In contradiction to Fruchtenbaum, Robert L. Thomas, a devoted defender of pretribulationism, argues that there can be no gap between the Rapture and the beginning of Daniel's Seventieth Week. He writes in an article entitled "The ‘coming' of Christ in Revelation 2-3," published in Bibliotheca Sacra, the following paragraph:

That means that Christ allowed for no time between His coming to catch away the church to be with Himself and the beginning of Daniel's seventieth week. To postulate a period between the rapture of the church and the seventieth week, during which ten nations must unite, (fn.56) during which will occur the regathering of Israel, the emergence of a great world ruler, rebuilding of the temple in Jerusalem, and a covenant of peace with Israel, (fn.57) or during which some other events must happen, runs counter to the joint imminence of these two future happenings. Exegetical conclusions must override whatever theological necessities seem to demand. Examinations of passages relevant to the ‘comings' of Christ in Revelation 2–3 have dictated that the two come simultaneously. Ryrie's opinion is that the Scriptures are noncommittal regarding the issue of whether or not there is a time gap between the rapture and the seventieth week:

Though I believe that the Rapture precedes the beginning of the Tribulation, actually nothing is said in the Scriptures as to whether or not some time (or how much time) may elapse between the Rapture and the beginning of the Tribulation. (fn.58)

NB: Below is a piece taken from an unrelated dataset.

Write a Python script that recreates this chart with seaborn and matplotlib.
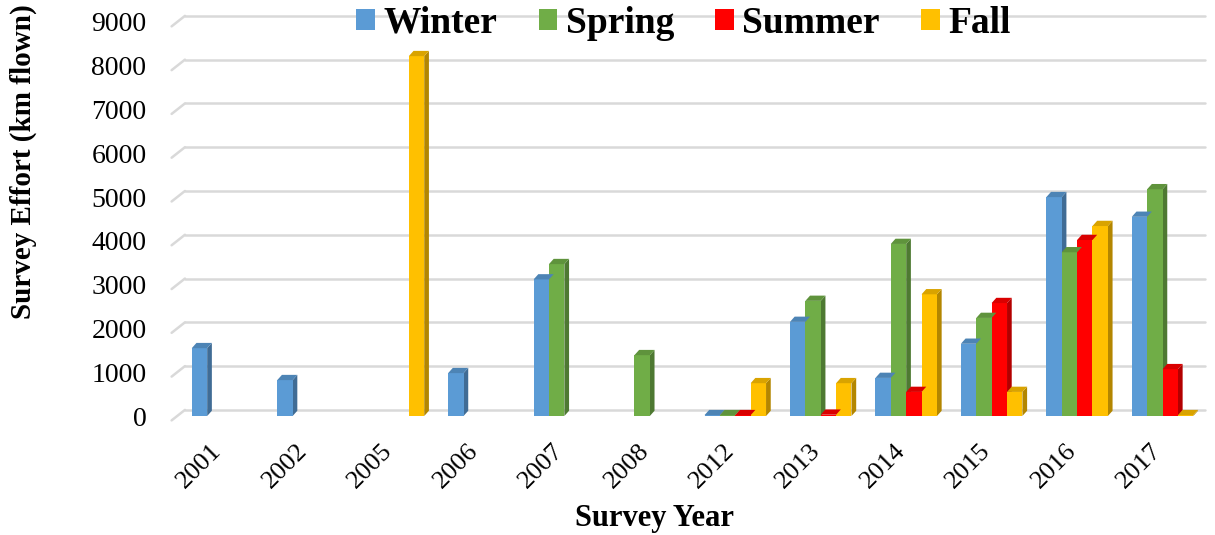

Exegetical results of this study indicate otherwise, however. For both deliverance and judgment to be imminent, the rapture of the church must be simultaneous with the beginning of Daniel's seventieth week. (fn.59)

Which pretribulationist should I believe?

Enough of this. We could go on and on! One last quote will serve as our conclusion.

Fruchtenbaum writes,

[T]his reviewer will venture a prophecy of his own. This work will have its day for a short season, and it will attract many if only because it is novel; novel ideas, no matter how wild, always attract a following initially. Others will be snared because of the vastness and volume of information given, and will not sit down and carefully weed out and investigate the information. They will assume it is true because of the multitude of words rather than its factual accuracy. Others will follow it because they already have a bias against Pre-Tribulationism, and they will accept without a critical eye this book's phony portrait of Pre-Tribulationism.

It is a good thing that we are no longer under the Law of Moses. Fruchtenbaum would have to be stoned for giving this prophecy, especially if it fails to come true. I wonder how many years "a short season" represents. Its been 8 years and every day our ministry receives phone calls from new people taking the position and teaching it to others. I see no sign of death in the near future.

I would like to appropriate Fruchtenbaum's own paragraph to reflect the following:

This work [Fruchtenbaum's "so-called" review] will have its day for a season, and it will attract many if only because it is novel; novel ideas, no matter how wild, always attract a following initially. Others will be snared because of the vastness and volume of information given, and will not sit down and carefully weed out and investigate the information. They will assume it is true because of the multitude of words rather than its factual accuracy. Others will follow it because they already have a bias against [the prewrath position], and they will accept without a critical eye this book's phony portrait of [the prewrath Rapture].